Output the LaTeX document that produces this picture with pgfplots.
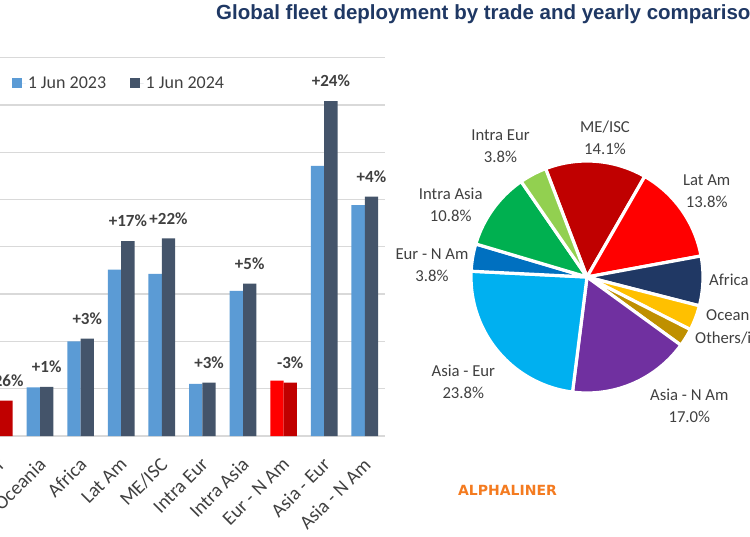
\documentclass[border=0pt]{standalone}
\usepackage{pgfplots}
\pgfplotsset{compat=1.18}
\usepackage{fontspec}
\setmainfont{Carlito}
\newfontfamily\titlefont{Liberation Sans}
\newfontfamily\brandfont{DejaVu Sans}

\definecolor{c23}{HTML}{5B9BD5}
\definecolor{c24}{HTML}{44546A}
\definecolor{r23}{HTML}{FF0000}
\definecolor{r24}{HTML}{C00000}
\definecolor{txt}{HTML}{404040}
\definecolor{gridc}{HTML}{D9D9D9}
\definecolor{titleblue}{HTML}{1F3864}
\definecolor{brand}{HTML}{F47B20}
% pie colours
\definecolor{pME}{HTML}{C00000}
\definecolor{pLat}{HTML}{FF0000}
\definecolor{pAfr}{HTML}{203864}
\definecolor{pOce}{HTML}{FFC000}
\definecolor{pOth}{HTML}{BF9000}
\definecolor{pANA}{HTML}{7030A0}
\definecolor{pAE}{HTML}{00B0F0}
\definecolor{pENA}{HTML}{0070C0}
\definecolor{pIA}{HTML}{00B050}
\definecolor{pIE}{HTML}{92D050}

\begin{document}
\begin{tikzpicture}[x=1pt,y=1pt]
\useasboundingbox (0,0) rectangle (750,536);
\clip (0,0) rectangle (750,536);

% ---------------- bar chart ----------------
\begin{axis}[
  at={(-20.9pt,100pt)}, anchor=south west,
  scale only axis, width=406pt, height=378.4pt,
  xmin=-0.5, xmax=9.5, ymin=0, ymax=8,
  ytick={0,...,8}, yticklabels={},
  ymajorgrids, major grid style={draw=gridc, line width=1.3pt},
  axis line style={draw=none},
  tick style={draw=none},
  xtick={0,...,9},
  xticklabels={Others/inter, Oceania, Africa, Lat Am, ME/ISC, Intra Eur, Intra Asia, Eur - N Am, Asia - Eur, Asia - N Am},
  xticklabel style={xshift=2.5pt, yshift=-21pt, rotate=45, anchor=east, inner sep=0pt, text=txt, font=\fontsize{19.5}{22}\selectfont},
  ybar, bar width=0.328, bar shift=0pt,
  legend style={draw=none, fill=none, at={(axis description cs:0,1)}, anchor=west,
    xshift=33pt, yshift=-25.5pt, legend columns=2, inner sep=0pt,
    font=\fontsize{18}{21}\selectfont, text=txt,
    /tikz/every even column/.append style={column sep=22pt}},
  legend image code/.code={\fill[#1] (0pt,-4.75pt) rectangle (9.5pt,4.75pt); \path (0pt,0pt) -- (13.5pt,0pt);},
  every node near coord/.append style={font=\bfseries\fontsize{17}{20}\selectfont, text=txt, anchor=center, yshift=20pt},
]
\addplot[fill=c23, draw=none] coordinates {
 (0.836,1.03) (1.836,2.00) (2.836,3.52) (3.836,3.43) (4.836,1.10) (5.836,3.07) (7.836,5.71) (8.836,4.88)};
\addlegendentry{1 Jun 2023}
\addplot[fill=c24, draw=none, point meta=explicit symbolic, nodes near coords] coordinates {
 (1.164,1.04) [+1\%]
 (2.164,2.06) [+3\%]
 (3.164,4.12) [+17\%]
 (4.164,4.18) [+22\%]
 (5.164,1.13) [+3\%]
 (6.164,3.22) [+5\%]
 (8.164,7.08) [+24\%]
 (9.164,5.06) [+4\%]};
\addlegendentry{1 Jun 2024}
\addplot[fill=r23, draw=none, forget plot] coordinates {(-0.164,1.01) (6.836,1.17)};
\addplot[fill=r24, draw=none, forget plot, point meta=explicit symbolic, nodes near coords] coordinates {
 (0.164,0.75) [-26\%]
 (7.164,1.13) [-3\%]};
\end{axis}

% ---------------- pie chart ----------------
\begin{axis}[
  at={(587pt,259pt)}, anchor=center,
  scale only axis, width=232pt, height=232pt,
  xmin=-1, xmax=1, ymin=-1, ymax=1, hide axis, clip=false,
  every axis plot/.append style={draw=white, line width=3.2pt, line join=round, samples=40},
]
% shares (%): ME/ISC 14.1, Lat Am 13.8, Africa 6.9, Oceania 3.5, Others 2.5,
% Asia-N Am 17.0, Asia-Eur 23.8, Eur-N Am 3.8, Intra Asia 10.8, Intra Eur 3.8
\addplot[fill=pME,  domain=60.14:110.90] ({cos(x)},{sin(x)}) -- (0,0) -- cycle;
\addplot[fill=pLat, domain=10.46:60.14]  ({cos(x)},{sin(x)}) -- (0,0) -- cycle;
\addplot[fill=pAfr, domain=-14.38:10.46] ({cos(x)},{sin(x)}) -- (0,0) -- cycle;
\addplot[fill=pOce, domain=-26.98:-14.38] ({cos(x)},{sin(x)}) -- (0,0) -- cycle;
\addplot[fill=pOth, domain=-35.98:-26.98] ({cos(x)},{sin(x)}) -- (0,0) -- cycle;
\addplot[fill=pANA, domain=-97.18:-35.98] ({cos(x)},{sin(x)}) -- (0,0) -- cycle;
\addplot[fill=pAE,  domain=-182.86:-97.18] ({cos(x)},{sin(x)}) -- (0,0) -- cycle;
\addplot[fill=pENA, domain=-196.54:-182.86] ({cos(x)},{sin(x)}) -- (0,0) -- cycle;
\addplot[fill=pIA,  domain=-235.42:-196.54] ({cos(x)},{sin(x)}) -- (0,0) -- cycle;
\addplot[fill=pIE,  domain=-249.10:-235.42] ({cos(x)},{sin(x)}) -- (0,0) -- cycle;
\end{axis}

% pie labels
\begin{scope}[every node/.style={align=center, text=txt, inner sep=0pt, font=\fontsize{16.7}{22}\selectfont}]
\node at (605,398) {ME/ISC\\14.1\%};
\node at (500.5,390) {Intra Eur\\3.8\%};
\node at (706.7,345) {Lat Am\\13.8\%};
\node at (450.7,330.7) {Intra Asia\\10.8\%};
\node at (432,271) {Eur - N Am\\3.8\%};
\node at (463.3,154.3) {Asia - Eur\\23.8\%};
\node at (689.3,130) {Asia - N Am\\17.0\%};
\node[anchor=west] at (709,256) {Africa 6.9\%};
\node[anchor=west] at (706,221) {Oceania 3.5\%};
\node[anchor=west] at (695,198) {Others/inter 2.5\%};
\end{scope}

% title and source
\node[anchor=base west, inner sep=0pt, text=titleblue, font=\titlefont\bfseries\fontsize{20.5}{24}\selectfont] at (216,516.5) {Global fleet deployment by trade and yearly comparison};
\node[inner sep=0pt, text=brand, font=\brandfont\bfseries\fontsize{14}{16}\selectfont] at (507.5,46) {ALPHALINER};
\end{tikzpicture}
\end{document}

=-=-=

▶ **GOAL OF THE EXERCISE**
Leave out the pictures and output the rest of the material exactly as written.

▶ **REPLY TO THE TASK**
Output the LaTeX document that produces this picture with pgfplots.
\documentclass[border=0pt]{standalone}
\usepackage{pgfplots}
\pgfplotsset{compat=1.18}
\usepackage{fontspec}
\setmainfont{Carlito}
\newfontfamily\titlefont{Liberation Sans}
\newfontfamily\brandfont{DejaVu Sans}

\definecolor{c23}{HTML}{5B9BD5}
\definecolor{c24}{HTML}{44546A}
\definecolor{r23}{HTML}{FF0000}
\definecolor{r24}{HTML}{C00000}
\definecolor{txt}{HTML}{404040}
\definecolor{gridc}{HTML}{D9D9D9}
\definecolor{titleblue}{HTML}{1F3864}
\definecolor{brand}{HTML}{F47B20}
% pie colours
\definecolor{pME}{HTML}{C00000}
\definecolor{pLat}{HTML}{FF0000}
\definecolor{pAfr}{HTML}{203864}
\definecolor{pOce}{HTML}{FFC000}
\definecolor{pOth}{HTML}{BF9000}
\definecolor{pANA}{HTML}{7030A0}
\definecolor{pAE}{HTML}{00B0F0}
\definecolor{pENA}{HTML}{0070C0}
\definecolor{pIA}{HTML}{00B050}
\definecolor{pIE}{HTML}{92D050}

\begin{document}
\begin{tikzpicture}[x=1pt,y=1pt]
\useasboundingbox (0,0) rectangle (750,536);
\clip (0,0) rectangle (750,536);

% ---------------- bar chart ----------------
\begin{axis}[
  at={(-20.9pt,100pt)}, anchor=south west,
  scale only axis, width=406pt, height=378.4pt,
  xmin=-0.5, xmax=9.5, ymin=0, ymax=8,
  ytick={0,...,8}, yticklabels={},
  ymajorgrids, major grid style={draw=gridc, line width=1.3pt},
  axis line style={draw=none},
  tick style={draw=none},
  xtick={0,...,9},
  xticklabels={Others/inter, Oceania, Africa, Lat Am, ME/ISC, Intra Eur, Intra Asia, Eur - N Am, Asia - Eur, Asia - N Am},
  xticklabel style={xshift=2.5pt, yshift=-21pt, rotate=45, anchor=east, inner sep=0pt, text=txt, font=\fontsize{19.5}{22}\selectfont},
  ybar, bar width=0.328, bar shift=0pt,
  legend style={draw=none, fill=none, at={(axis description cs:0,1)}, anchor=west,
    xshift=33pt, yshift=-25.5pt, legend columns=2, inner sep=0pt,
    font=\fontsize{18}{21}\selectfont, text=txt,
    /tikz/every even column/.append style={column sep=22pt}},
  legend image code/.code={\fill[#1] (0pt,-4.75pt) rectangle (9.5pt,4.75pt); \path (0pt,0pt) -- (13.5pt,0pt);},
  every node near coord/.append style={font=\bfseries\fontsize{17}{20}\selectfont, text=txt, anchor=center, yshift=20pt},
]
\addplot[fill=c23, draw=none] coordinates {
 (0.836,1.03) (1.836,2.00) (2.836,3.52) (3.836,3.43) (4.836,1.10) (5.836,3.07) (7.836,5.71) (8.836,4.88)};
\addlegendentry{1 Jun 2023}
\addplot[fill=c24, draw=none, point meta=explicit symbolic, nodes near coords] coordinates {
 (1.164,1.04) [+1\%]
 (2.164,2.06) [+3\%]
 (3.164,4.12) [+17\%]
 (4.164,4.18) [+22\%]
 (5.164,1.13) [+3\%]
 (6.164,3.22) [+5\%]
 (8.164,7.08) [+24\%]
 (9.164,5.06) [+4\%]};
\addlegendentry{1 Jun 2024}
\addplot[fill=r23, draw=none, forget plot] coordinates {(-0.164,1.01) (6.836,1.17)};
\addplot[fill=r24, draw=none, forget plot, point meta=explicit symbolic, nodes near coords] coordinates {
 (0.164,0.75) [-26\%]
 (7.164,1.13) [-3\%]};
\end{axis}

% ---------------- pie chart ----------------
\begin{axis}[
  at={(587pt,259pt)}, anchor=center,
  scale only axis, width=232pt, height=232pt,
  xmin=-1, xmax=1, ymin=-1, ymax=1, hide axis, clip=false,
  every axis plot/.append style={draw=white, line width=3.2pt, line join=round, samples=40},
]
% shares (%): ME/ISC 14.1, Lat Am 13.8, Africa 6.9, Oceania 3.5, Others 2.5,
% Asia-N Am 17.0, Asia-Eur 23.8, Eur-N Am 3.8, Intra Asia 10.8, Intra Eur 3.8
\addplot[fill=pME,  domain=60.14:110.90] ({cos(x)},{sin(x)}) -- (0,0) -- cycle;
\addplot[fill=pLat, domain=10.46:60.14]  ({cos(x)},{sin(x)}) -- (0,0) -- cycle;
\addplot[fill=pAfr, domain=-14.38:10.46] ({cos(x)},{sin(x)}) -- (0,0) -- cycle;
\addplot[fill=pOce, domain=-26.98:-14.38] ({cos(x)},{sin(x)}) -- (0,0) -- cycle;
\addplot[fill=pOth, domain=-35.98:-26.98] ({cos(x)},{sin(x)}) -- (0,0) -- cycle;
\addplot[fill=pANA, domain=-97.18:-35.98] ({cos(x)},{sin(x)}) -- (0,0) -- cycle;
\addplot[fill=pAE,  domain=-182.86:-97.18] ({cos(x)},{sin(x)}) -- (0,0) -- cycle;
\addplot[fill=pENA, domain=-196.54:-182.86] ({cos(x)},{sin(x)}) -- (0,0) -- cycle;
\addplot[fill=pIA,  domain=-235.42:-196.54] ({cos(x)},{sin(x)}) -- (0,0) -- cycle;
\addplot[fill=pIE,  domain=-249.10:-235.42] ({cos(x)},{sin(x)}) -- (0,0) -- cycle;
\end{axis}

% pie labels
\begin{scope}[every node/.style={align=center, text=txt, inner sep=0pt, font=\fontsize{16.7}{22}\selectfont}]
\node at (605,398) {ME/ISC\\14.1\%};
\node at (500.5,390) {Intra Eur\\3.8\%};
\node at (706.7,345) {Lat Am\\13.8\%};
\node at (450.7,330.7) {Intra Asia\\10.8\%};
\node at (432,271) {Eur - N Am\\3.8\%};
\node at (463.3,154.3) {Asia - Eur\\23.8\%};
\node at (689.3,130) {Asia - N Am\\17.0\%};
\node[anchor=west] at (709,256) {Africa 6.9\%};
\node[anchor=west] at (706,221) {Oceania 3.5\%};
\node[anchor=west] at (695,198) {Others/inter 2.5\%};
\end{scope}

% title and source
\node[anchor=base west, inner sep=0pt, text=titleblue, font=\titlefont\bfseries\fontsize{20.5}{24}\selectfont] at (216,516.5) {Global fleet deployment by trade and yearly comparison};
\node[inner sep=0pt, text=brand, font=\brandfont\bfseries\fontsize{14}{16}\selectfont] at (507.5,46) {ALPHALINER};
\end{tikzpicture}
\end{document}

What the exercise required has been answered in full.